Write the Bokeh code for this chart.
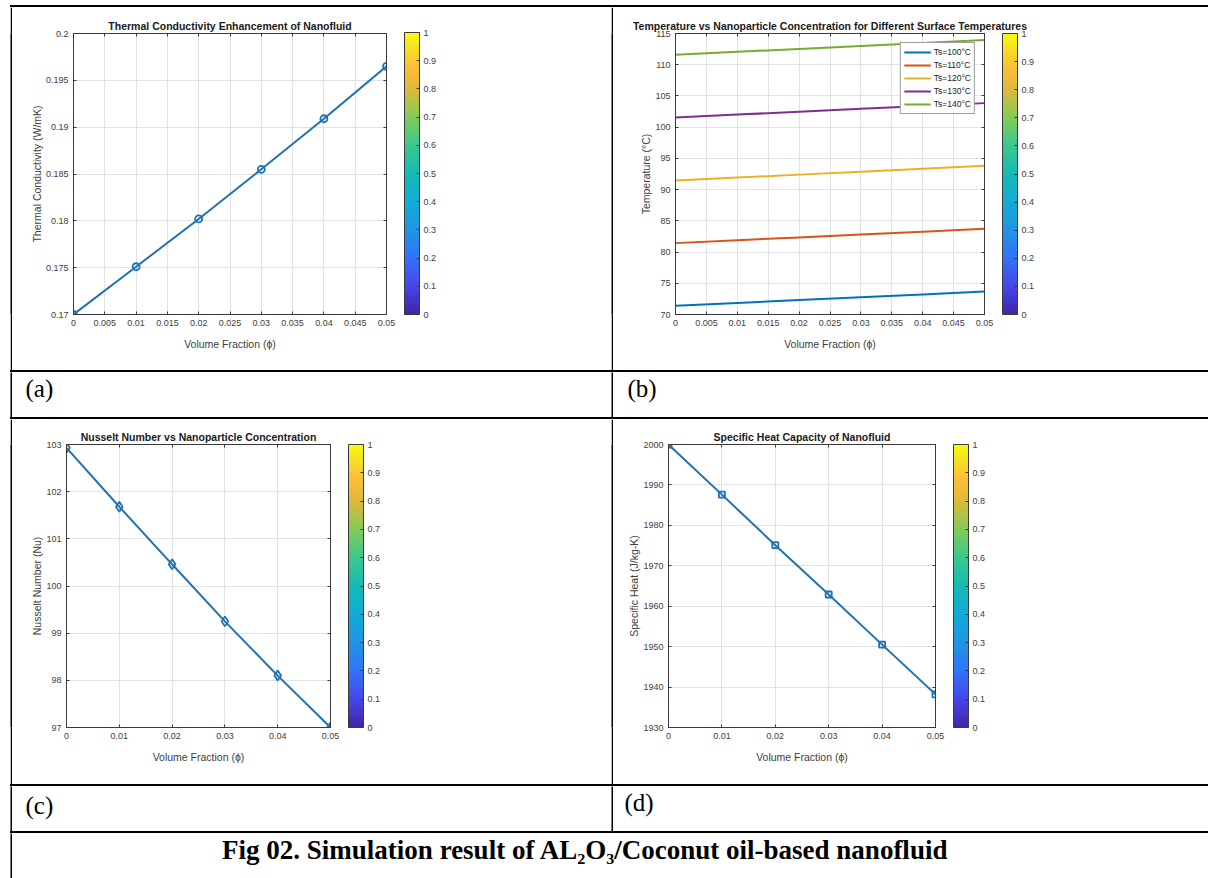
import numpy as np
from bokeh.plotting import figure
from bokeh.layouts import row, column
from bokeh.models import (Range1d, FixedTicker, CustomJSTickFormatter, LinearAxis,
                          ColorBar, LinearColorMapper, Label, Spacer)
from bokeh.embed import file_html
from bokeh.resources import INLINE
from bokeh.core.validation import silence
from bokeh.core.validation.warnings import MISSING_RENDERERS

silence(MISSING_RENDERERS, True)

# ---------------- data ----------------
phi = [0.00, 0.01, 0.02, 0.03, 0.04, 0.05]
k_nf = [0.1700, 0.1751, 0.1802, 0.1855, 0.1909, 0.1965]

ts_labels = ["Ts=100°C", "Ts=110°C", "Ts=120°C", "Ts=130°C", "Ts=140°C"]
T_100 = [71.39, 71.85, 72.31, 72.76, 73.22, 73.68]
T_110 = [81.43, 81.89, 82.35, 82.80, 83.26, 83.72]
T_120 = [91.46, 91.93, 92.40, 92.87, 93.34, 93.81]
T_130 = [101.55, 102.01, 102.47, 102.93, 103.39, 103.85]
T_140 = [111.59, 112.06, 112.53, 113.00, 113.47, 113.94]

Nu = [102.93, 101.68, 100.46, 99.25, 98.10, 97.00]
Cp = [2000.0, 1987.6, 1975.1, 1962.9, 1950.5, 1938.2]

x_ticks_fine = [0, 0.005, 0.01, 0.015, 0.02, 0.025, 0.03, 0.035, 0.04, 0.045, 0.05]
x_ticks_coarse = [0, 0.01, 0.02, 0.03, 0.04, 0.05]
k_ticks = [0.17, 0.175, 0.18, 0.185, 0.19, 0.195, 0.2]
T_ticks = [70, 75, 80, 85, 90, 95, 100, 105, 110, 115]
Nu_ticks = [97, 98, 99, 100, 101, 102, 103]
Cp_ticks = [1930, 1940, 1950, 1960, 1970, 1980, 1990, 2000]
cb_ticks = [0, 0.1, 0.2, 0.3, 0.4, 0.5, 0.6, 0.7, 0.8, 0.9, 1.0]

titles = ["Thermal Conductivity Enhancement of Nanofluid",
          "Temperature vs Nanoparticle Concentration for Different Surface Temperatures",
          "Nusselt Number vs Nanoparticle Concentration",
          "Specific Heat Capacity of Nanofluid"]
xlabel = "Volume Fraction (ϕ)"
ylabels = ["Thermal Conductivity (W/mK)", "Temperature (°C)",
           "Nusselt Number (Nu)", "Specific Heat (J/kg-K)"]
panel_labels = ["(a)", "(b)", "(c)", "(d)"]
caption = "Fig 02. Simulation result of AL₂O₃/Coconut oil-based nanofluid"

# ---------------- styles ----------------
BLUE = "#1f72b5"
LINE_COLORS = ["#0072BD", "#D95319", "#EDB120", "#7E2F8E", "#77AC30"]
AX = "#3a3a3a"
TXT = "#404040"
FONT = "Liberation Sans"
SERIF = "Liberation Serif"

parula_anchors = [(0.00, (62, 38, 168)), (0.10, (70, 70, 235)), (0.20, (50, 115, 250)),
                  (0.30, (32, 149, 229)), (0.40, (18, 172, 214)), (0.50, (20, 186, 180)),
                  (0.60, (59, 200, 141)), (0.70, (129, 204, 89)), (0.80, (222, 185, 60)),
                  (0.88, (252, 190, 55)), (0.95, (245, 225, 35)), (1.00, (249, 251, 14))]


def build_palette(anchors, n=256):
    pos = np.array([a[0] for a in anchors])
    cols = np.array([a[1] for a in anchors], float)
    t = np.linspace(0, 1, n)
    out = []
    for ti in t:
        r, g, b = (int(round(np.interp(ti, pos, cols[:, i]))) for i in range(3))
        out.append("#%02x%02x%02x" % (r, g, b))
    return out


PARULA = build_palette(parula_anchors)
FMT = CustomJSTickFormatter(code="return String(parseFloat(tick.toFixed(6)));")
BLANK = CustomJSTickFormatter(code="return '';")


def style_axis(ax, tk, label=None, show=True, label_standoff=0):
    ax.ticker = tk
    ax.formatter = FMT if show else BLANK
    ax.major_tick_in = 3
    ax.major_tick_out = 0
    ax.minor_tick_line_color = None
    ax.axis_line_color = AX
    ax.major_tick_line_color = AX
    ax.major_label_text_font = FONT
    ax.major_label_text_color = TXT
    if show:
        ax.major_label_text_font_size = "9px"
        ax.major_label_standoff = 5
    else:
        ax.major_label_text_font_size = "0px"
        ax.major_label_standoff = 0
    if label:
        ax.axis_label = label
        ax.axis_label_text_font = FONT
        ax.axis_label_text_font_size = "10.5px"
        ax.axis_label_text_font_style = "normal"
        ax.axis_label_text_color = TXT
        ax.axis_label_standoff = label_standoff


def chart(w, h, left, top, fw, fh, xr, yr, xt, yt, title, ylabel):
    p = figure(width=w, height=h, x_range=Range1d(*xr), y_range=Range1d(*yr),
               toolbar_location=None, output_backend="svg",
               min_border_left=left, min_border_right=w - left - fw,
               min_border_top=top, min_border_bottom=h - top - fh)
    p.outline_line_color = AX
    p.outline_line_width = 1
    xtk = FixedTicker(ticks=xt)
    ytk = FixedTicker(ticks=yt)
    style_axis(p.xaxis[0], xtk, xlabel, label_standoff=9)
    style_axis(p.yaxis[0], ytk, ylabel, label_standoff=0)
    p.xgrid.ticker = xtk
    p.ygrid.ticker = ytk
    p.grid.grid_line_color = "#e2e2e2"
    p.grid.grid_line_width = 1
    ta = LinearAxis()
    style_axis(ta, xtk, show=False)
    p.add_layout(ta, "above")
    ra = LinearAxis()
    style_axis(ra, ytk, show=False)
    p.add_layout(ra, "right")
    p.title.text = title
    p.title.align = "center"
    p.title.text_font = FONT
    p.title.text_font_size = "10.5px"
    p.title.text_font_style = "bold"
    p.title.text_color = "#1a1a1a"
    p.title.standoff = 3
    mapper = LinearColorMapper(palette=PARULA, low=0, high=1)
    cb = ColorBar(color_mapper=mapper, ticker=FixedTicker(ticks=cb_ticks), formatter=FMT,
                  width=15, height=fh, location=(fw + 18, 0), orientation="vertical",
                  padding=0, margin=0, bar_line_color=AX, bar_line_width=1,
                  major_tick_line_color=AX, major_tick_in=3, major_tick_out=0,
                  minor_tick_line_color=None,
                  major_label_text_font=FONT, major_label_text_font_size="9px",
                  major_label_text_color=TXT, label_standoff=4,
                  background_fill_alpha=0, border_line_color=None)
    p.add_layout(cb)
    return p


def vblock(w, h):
    p = figure(width=w, height=h, toolbar_location=None, output_backend="svg", title=None,
               min_border=0, x_axis_type=None, y_axis_type=None)
    p.background_fill_color = "black"
    p.border_fill_color = "black"
    p.outline_line_color = None
    return p


def hblock(w, h):
    return Spacer(width=w, height=h, styles={"background-color": "black"})


def text_cell(w, h, txt, x, y, size, bold=False, align="left", baseline="middle"):
    p = figure(width=w, height=h, x_range=Range1d(0, w), y_range=Range1d(h, 0),
               toolbar_location=None, output_backend="svg", title=None,
               min_border=0, x_axis_type=None, y_axis_type=None)
    p.outline_line_color = None
    p.add_layout(Label(x=x, y=y, text=txt, text_font=SERIF, text_font_size=size,
                       text_font_style="bold" if bold else "normal",
                       text_color="black", text_align=align, text_baseline=baseline))
    return p


# ---------------- panels ----------------
pa = chart(599, 363, 61, 25, 313, 282, (0, 0.05), (0.17, 0.2),
           x_ticks_fine, k_ticks, titles[0], ylabels[0])
pa.line(phi, k_nf, line_color=BLUE, line_width=2)
pa.scatter(phi, k_nf, marker="circle", size=7, line_color=BLUE, fill_color=None, line_width=1.8)

pb = chart(595, 363, 62, 26, 309, 281, (0, 0.05), (70, 115),
           x_ticks_fine, T_ticks, titles[1], ylabels[1])
for series, lab, col in zip([T_100, T_110, T_120, T_130, T_140], ts_labels, LINE_COLORS):
    pb.line(phi, series, line_color=col, line_width=2, legend_label=lab)
lg = pb.legend[0]
lg.location = "top_right"
lg.margin = 9
lg.padding = 3
lg.spacing = 1
lg.glyph_width = 27
lg.glyph_height = 12
lg.label_height = 12
lg.label_standoff = 3
lg.label_text_font = FONT
lg.label_text_font_size = "8.5px"
lg.label_text_color = "#222222"
lg.border_line_color = AX
lg.border_line_width = 1
lg.background_fill_alpha = 1

pc = chart(599, 365, 54, 25, 264, 283, (0, 0.05), (97, 103),
           x_ticks_coarse, Nu_ticks, titles[2], ylabels[2])
pc.line(phi, Nu, line_color=BLUE, line_width=2)
pc.scatter(phi, Nu, marker="diamond", size=10, line_color=BLUE, fill_color=None, line_width=1.8)

pd_ = chart(595, 365, 55, 25, 267, 283, (0, 0.05), (1930, 2000),
            x_ticks_coarse, Cp_ticks, titles[3], ylabels[3])
pd_.line(phi, Cp, line_color=BLUE, line_width=2)
pd_.scatter(phi, Cp, marker="square", size=6, line_color=BLUE, fill_color=None, line_width=1.8)

# ---------------- table ----------------
W = 1198
la = text_cell(599, 45, panel_labels[0], 13, 16, "25px")
lb = text_cell(595, 45, panel_labels[1], 14, 16, "25px")
lc = text_cell(599, 45, panel_labels[2], 13, 19, "25px")
ld = text_cell(595, 45, panel_labels[3], 11, 16, "25px")
cap = text_cell(1196, 45, caption, 573, 16, "27px", bold=True, align="center",
                baseline="middle")

table = column(
    Spacer(width=W, height=5),
    hblock(W, 2),
    row(vblock(2, 363), pa, vblock(2, 363), pb),
    hblock(W, 2),
    row(vblock(2, 45), la, vblock(2, 45), lb),
    hblock(W, 2),
    row(vblock(2, 365), pc, vblock(2, 365), pd_),
    hblock(W, 2),
    row(vblock(2, 45), lc, vblock(2, 45), ld),
    hblock(W, 2),
    row(vblock(2, 45), cap),
)
layout = row(Spacer(width=10, height=878), table)

open("out.html", "w").write(file_html(layout, INLINE))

━━━

Extract, word for word, each line from the top of the data down to and including the line with "silence(MISSING_RENDERERS, True)"; skip the pictures.

__Reply to the exercise__.
Write the Bokeh code for this chart.
import numpy as np
from bokeh.plotting import figure
from bokeh.layouts import row, column
from bokeh.models import (Range1d, FixedTicker, CustomJSTickFormatter, LinearAxis,
                          ColorBar, LinearColorMapper, Label, Spacer)
from bokeh.embed import file_html
from bokeh.resources import INLINE
from bokeh.core.validation import silence
from bokeh.core.validation.warnings import MISSING_RENDERERS

silence(MISSING_RENDERERS, True)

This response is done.